Ensuring Equitable Fee Distribution

PHMSA has emphasized that the proposed fee structure attempts to balance the financial impact on small versus large businesses. While the percentage increase for small businesses is higher, the actual dollar increase for large businesses is substantially more. The agency is also constrained by the statutory maximum fee of $3,000 for large businesses. PHMSA remains hopeful that Congress will eventually raise this cap to allow for a more equitable fee distribution.

Additional Proposed Changes

Beyond the adjustments in hazmat transport fees, PHMSA has proposed several other changes:

  1. Electronic-Only Payments: The agency aims to eliminate check-by-mail options, mandating electronic payments only. This shift is part of a broader effort to increase efficiency and reduce costs associated with paper transactions.

  2. Electronic Registration Certificates: Carriers would be allowed to carry their Certificate of Registration in electronic form, as well as paper form, ensuring they are available upon request by authorized personnel or DOT enforcement.

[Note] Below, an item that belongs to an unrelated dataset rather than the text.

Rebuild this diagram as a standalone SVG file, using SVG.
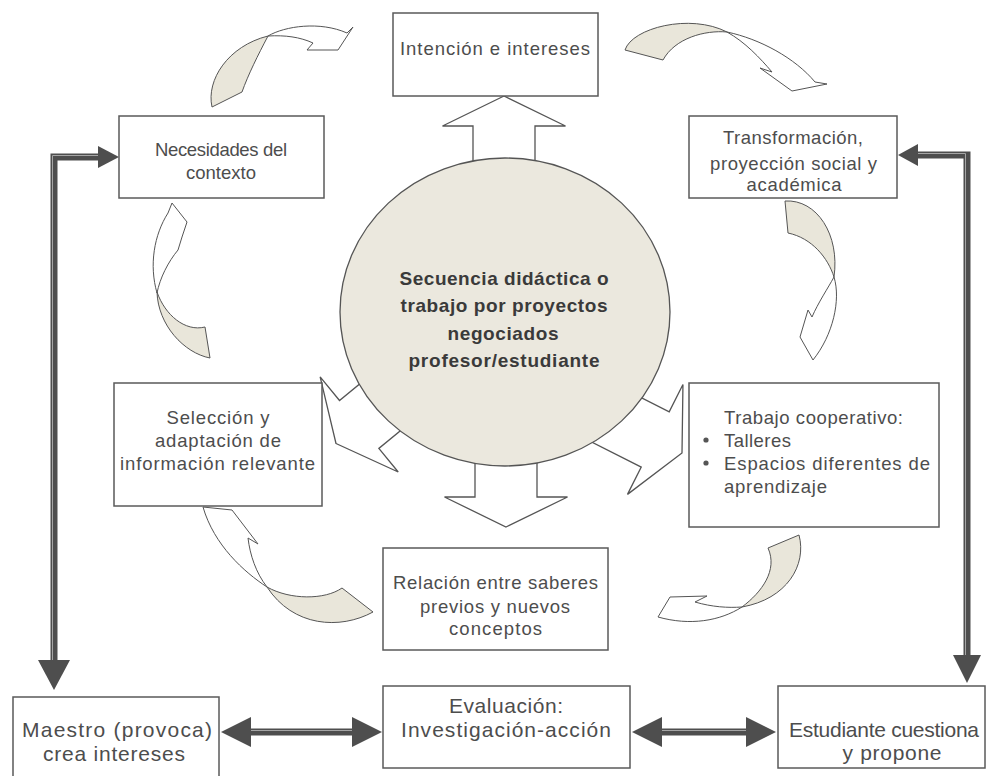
<svg xmlns="http://www.w3.org/2000/svg" xmlns:xlink="http://www.w3.org/1999/xlink" width="992" height="776" viewBox="0 0 992 776">
<style>
.box{fill:#fff;stroke:#5a5a5a;stroke-width:1.5}
.t{font-family:"Liberation Sans",Arial,sans-serif;font-size:18.5px;fill:#4d4d4d;text-anchor:middle}
.tl{text-anchor:start}
.b{font-weight:bold;font-size:19px;fill:#3a3a3a}
.tb{font-size:21px}
.hollow{fill:#fff;stroke:#555;stroke-width:1.3}
.cw{fill:#fff;stroke:#555;stroke-width:1}
.cb{fill:#e9e6da;stroke:#555;stroke-width:1}
.bar{fill:none;stroke:#4e4e4e;stroke-width:7}
.barl{fill:none;stroke:#a5a5a5;stroke-width:1}
.head{fill:#4e4e4e}
.circ{fill:#ebe8de;stroke:#555;stroke-width:1.3}
</style>
<defs>
<polygon id="ha" points="0,0 -30,-61.5 -30,-31 -110,-31 -110,31 -30,31 -30,61.5"/>
</defs>
<rect width="992" height="776" fill="#fff"/>
<g id="connectors">
  <path class="cb" d="M212,107 C206,80 228,46 268,36 C258,55 248,75 242,92 Z"/>
  <path class="cw" d="M268,36 C285,26 320,21 347,33 L353,27 L338,50 L307,50 L313,43 C300,37 285,35 268,36 Z"/>
  <path class="cb" d="M625,50 C632,28 690,13 727,32 C705,30 675,38 663,60 Z"/>
  <path class="cw" d="M727,32 C760,39 795,58 815,82 L827,84 L792,91 L760,68 L772,72 C760,58 745,42 727,32 Z"/>
  <path class="cb" d="M785,201 C817,199 840,235 834,277 C828,258 812,238 788,233 Z"/>
  <path class="cw" d="M834,277 C841,300 833,335 813,360 L800,337 L808,310 L812,317 C818,303 828,288 834,277 Z"/>
  <path class="cb" d="M799,535 C807,565 787,599 742,607 C762,592 778,570 768,548 Z"/>
  <path class="cw" d="M742,607 C720,621 690,626 658,617 L670,597 L707,596 L695,602 C712,607 728,608 742,607 Z"/>
  <path class="cb" d="M373,612 C340,630 293,627 267,587 C290,600 325,600 342,588 Z"/>
  <path class="cw" d="M267,587 C244,572 214,545 203,507 L232,510 L258,544 L248,538 C250,555 256,573 267,587 Z"/>
  <path class="cb" d="M210,358 C184,353 158,325 157,292 C165,315 185,332 205,327 Z"/>
  <path class="cw" d="M157,293 C149,265 154,235 168,213 L172,203 L187,222 L182,237 L178,250 C168,262 160,278 157,293 Z"/>
  <use xlink:href="#ha" class="hollow" transform="translate(504,96) rotate(-90)"/>
  <use xlink:href="#ha" class="hollow" transform="translate(506,527) rotate(90)"/>
  <use xlink:href="#ha" class="hollow" transform="translate(682,453) rotate(26.8)"/>
  <use xlink:href="#ha" class="hollow" transform="translate(336,443.5) rotate(140.6)"/>
  <path class="bar" d="M54,662 V157 H99"/>
  <path class="barl" d="M52.5,660 V155.5 H99"/>
  <polygon class="head" points="98,146 119,157 98,168"/>
  <polygon class="head" points="38,660 70,660 54,690"/>
  <path class="bar" d="M967,656 V155 H917"/>
  <path class="barl" d="M965.5,656 V153.5 H917"/>
  <polygon class="head" points="918,144 898,155 918,166"/>
  <polygon class="head" points="953,655 981,655 967,683"/>
  <path class="bar" d="M250,732 H353"/>
  <path class="barl" d="M250,730.5 H353"/>
  <polygon class="head" points="251,717 221,732 251,747"/>
  <polygon class="head" points="352,717 382,732 352,747"/>
  <path class="bar" d="M661,732 H747"/>
  <path class="barl" d="M661,730.5 H747"/>
  <polygon class="head" points="662,717 632,732 662,747"/>
  <polygon class="head" points="746,717 776,732 746,747"/>
</g>
<g id="centro">
  <ellipse class="circ" cx="505" cy="312" rx="165" ry="154"/>
  <text class="t b" x="504" y="285" textLength="209" lengthAdjust="spacing">Secuencia didáctica o</text>
  <text class="t b" x="504" y="312" textLength="207" lengthAdjust="spacing">trabajo por proyectos</text>
  <text class="t b" x="503" y="340" textLength="111" lengthAdjust="spacing">negociados</text>
  <text class="t b" x="504" y="367" textLength="191" lengthAdjust="spacing">profesor/estudiante</text>
</g>
<g id="intencion">
  <rect class="box" x="393" y="13" width="205" height="83"/>
  <text class="t" x="495" y="54.5" textLength="190" lengthAdjust="spacing">Intención e intereses</text>
</g>
<g id="necesidades">
  <rect class="box" x="119" y="116" width="205" height="82"/>
  <text class="t" x="221" y="155.5" textLength="132" lengthAdjust="spacing">Necesidades del</text>
  <text class="t" x="221" y="178.5" textLength="70" lengthAdjust="spacing">contexto</text>
</g>
<g id="transformacion">
  <rect class="box" x="689" y="116" width="208" height="82"/>
  <text class="t" x="793" y="143.5" textLength="140" lengthAdjust="spacing">Transformación,</text>
  <text class="t" x="793.5" y="169.5" textLength="167" lengthAdjust="spacing">proyección social y</text>
  <text class="t" x="794" y="190.5" textLength="95" lengthAdjust="spacing">académica</text>
</g>
<g id="seleccion">
  <rect class="box" x="114" y="383" width="208" height="123"/>
  <text class="t" x="218" y="423.5" textLength="103" lengthAdjust="spacing">Selección y</text>
  <text class="t" x="218" y="446.5" textLength="126" lengthAdjust="spacing">adaptación de</text>
  <text class="t" x="217.5" y="469.5" textLength="195" lengthAdjust="spacing">información relevante</text>
</g>
<g id="trabajo">
  <rect class="box" x="689" y="383" width="250" height="144"/>
  <text class="t tl" x="724" y="423.5" textLength="179" lengthAdjust="spacing">Trabajo cooperativo:</text>
  <circle cx="706" cy="440" r="2.6" fill="#555"/>
  <text class="t tl" x="724" y="446.5" textLength="67" lengthAdjust="spacing">Talleres</text>
  <circle cx="706" cy="463" r="2.6" fill="#555"/>
  <text class="t tl" x="724" y="469.5" textLength="206" lengthAdjust="spacing">Espacios diferentes de</text>
  <text class="t tl" x="724" y="492.5" textLength="103" lengthAdjust="spacing">aprendizaje</text>
</g>
<g id="relacion">
  <rect class="box" x="383" y="548" width="225" height="102"/>
  <text class="t" x="495.5" y="588.5" textLength="205" lengthAdjust="spacing">Relación entre saberes</text>
  <text class="t" x="495" y="612.5" textLength="150" lengthAdjust="spacing">previos y nuevos</text>
  <text class="t" x="495.5" y="634.5" textLength="93" lengthAdjust="spacing">conceptos</text>
</g>
<g id="maestro">
  <rect class="box" x="13" y="697" width="206" height="90"/>
  <text class="t tb" x="117" y="736.5" textLength="190" lengthAdjust="spacing">Maestro (provoca)</text>
  <text class="t tb" x="114" y="760.5" textLength="142" lengthAdjust="spacing">crea intereses</text>
</g>
<g id="evaluacion">
  <rect class="box" x="383" y="686" width="247" height="82"/>
  <text class="t tb" x="506" y="712.5" textLength="114" lengthAdjust="spacing">Evaluación:</text>
  <text class="t tb" x="506" y="736.5" textLength="210" lengthAdjust="spacing">Investigación-acción</text>
</g>
<g id="estudiante">
  <rect class="box" x="778" y="686" width="207" height="82"/>
  <text class="t tb" x="884" y="736.5" textLength="190" lengthAdjust="spacing">Estudiante cuestiona</text>
  <text class="t tb" x="892" y="759.5" textLength="99" lengthAdjust="spacing">y propone</text>
</g>
</svg>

How to Comment on the Proposal

The public has until August 22, 2024, to comment on the proposed rulemaking. Comments can be submitted through the Regulations.gov website by entering Docket No. PHMSA-2022-0033. This is an important opportunity for truckers and stakeholders in the hazardous materials transportation sector to voice their opinions and concerns.

Looking Ahead

The proposed fee increase by PHMSA is a significant development for the trucking industry, especially for small business operators. While aimed at bolstering funding for emergency preparedness grants, the hike poses additional financial challenges for small operators. The coming months will be crucial as the industry reacts and adapts to these potential changes.